Hey, New York Times: Where are the Fact Checkers?

UPDATE: See below for the correction that ran after CAMERA contacted the Times.
 

 
A long article about Jerusalem in the June 12 Travel Section of the New York Times was yet another example of the decline in standards and the absence of fact-checking at the country’s – if not the world’s – leading newspaper. Josh Hammer’s Jerusalem Outings Go Beyond the Biblical was a feature article, not breaking news, thus removing any excuse like lack of time for the material errors that slipped through.

Hammer, Newsweek’s former Jerusalem Bureau Chief, first goes astray in claiming that former Israeli Prime Minister Ariel Sharon was involved in the Deir Yassin fighting (which he terms a massacre) during Israel’s War of Independence:

After the April 1948 massacre by Jewish paramilitary forces of 120 Arab civilians in the nearby village of Deir Yassin (killings in which former Prime Minister Ariel Sharon has been implicated), Ein Karem was evacuated, and resettled by Israelis.

In fact, Ariel Sharon was not involved in the Deir Yassin battle in any way, and he has never previously been “implicated” in the events there. Hammer is probably confusing him with former Prime Ministers Menachem Begin or Yitzhaq Shamir.

Hammer also refers in his article to the “Jerusalem National Fund”:

Twenty years ago the Jerusalem National Fund took possession of this hillside sweep of pine and cypress forests, terraced the slopes, and began cultivating olives, figs and pomegranates using ancient methods. The fund also carved out trails through the reserve.

There is no such thing as the Jerusalem National Fund. There is a pro-Palestinian organization known as the Jerusalem Fund, but based on the forestry and planting work described in Hammer’s article, the reference should probably be to the Jewish National Fund (JNF). (After we contacted the Times the JNF error was corrected in the online version.)

Finally, turning back to the question of the fighting in Deir Yassin, Hammer’s description of it as a massacre has been called into question in recent years, based on new testimony from Arab participants. For example, an eyewitness to the fighting, Ayish Zeidan, was quoted in the British newspaper the Telegraph to the effect that most of those killed were fighters and those helping the fighters:

The Arab radio talked of women being killed and raped, but this is not true… I believe that most of those who were killed were among the fighters and the women and children who helped the fighters. The Arab leaders committed a big mistake. By exaggerating the atrocities they thought they would encourage people to fight back harder. Instead they created panic and people ran away. (Daily Telegraph, April 8, 1998)

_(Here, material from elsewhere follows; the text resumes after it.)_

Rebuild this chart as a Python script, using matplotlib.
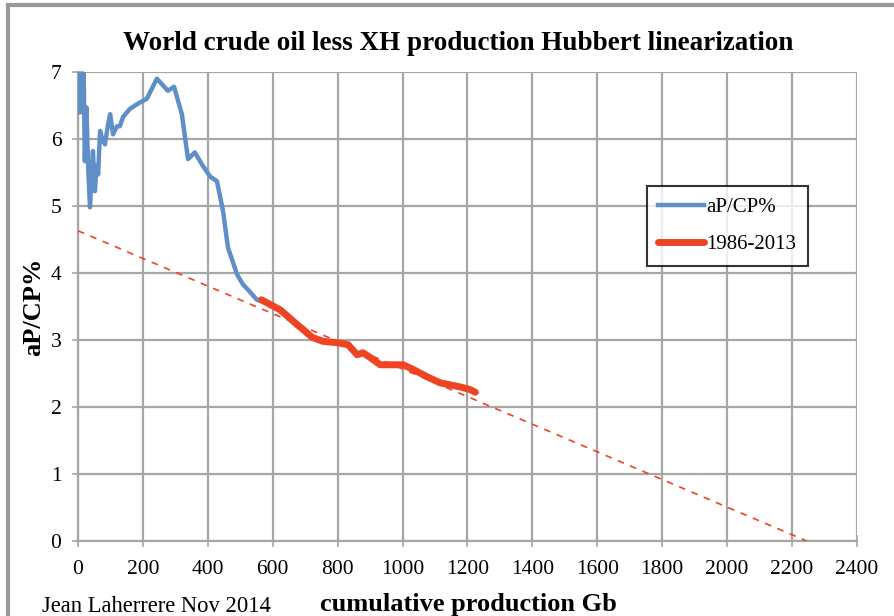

Furthermore, as noted by the Jerusalem Report in an April 2, 1998 article, a BBC documentary independently reported Palestinian admissions that the events in Deir Yassin had been intentionally distorted:

In a BBC television series, “Israel and the Arabs: the 50 Year Conflict,” Hazem Nusseibeh, an editor of the Palestine Broadcasting Service’s Arabic news in 1948, describes an encounter at the Jaffa Gate of Jerusalem’s Old City with Deir Yassin survivors and Palestinian leaders, including Hussein Khalidi, the secretary of the Arab Higher Committee (the representative body of the Arabs of British Palestine).

“I asked Dr. Khalidi how we should cover the story,” recalled Nusseibeh, now living in Amman. “He said, ‘We must make the most of this.’ So we wrote a press release stating that at Deir Yassin children were murdered, pregnant women were raped. All sorts of atrocities.”

A Deir Yassin survivor identified as Abu Mahmud, said the villagers protested at the time. “We said, ‘There was no rape.’ [Khalidi] said, ‘We have to say this, so the Arab armies will come to liberate Palestine from the Jews.'”

Based on these and similar admissions, it is misleading for Hammer to refer to the fighting at Deir Yassin as a massacre, when even Palestinian sources have called this into question.
 
Update: After CAMERA contacted the Times about this article the paper ran the following partial correction:
 
Correction: June 19, 2011

An article last Sunday about day trips just minutes from downtown Jerusalem, including the village of Ein Karem, now a secular Jewish artists’ colony thought by many Christians to have been the birthplace of John the Baptist, erroneously attributed a distinction to former Israeli Prime Minister Ariel Sharon. Mr. Sharon did not participate in the 1948 massacre of more than 100 Arab civilians by Jewish paramilitary forces in the village of Deir Yassin, near Ein Karem. The article also misstated part of the name of the organization that controls the Jerusalem Forest. It is the Jewish National Fund, not the Jerusalem National Fund.
 
While this correction does cover some of the errors in the article, it fails to deal with the misleading claims about a massacre at Deir Yassin, and it strangely refers to its mistaken linking of Ariel Sharon to Deir Yassin as an erroneous attribution of a “distinction,” as if participating in an alleged massacre is an achievement to be proud of.
 

Full disclosure – I went to high school with Josh Hammer, but have had no contact with him since.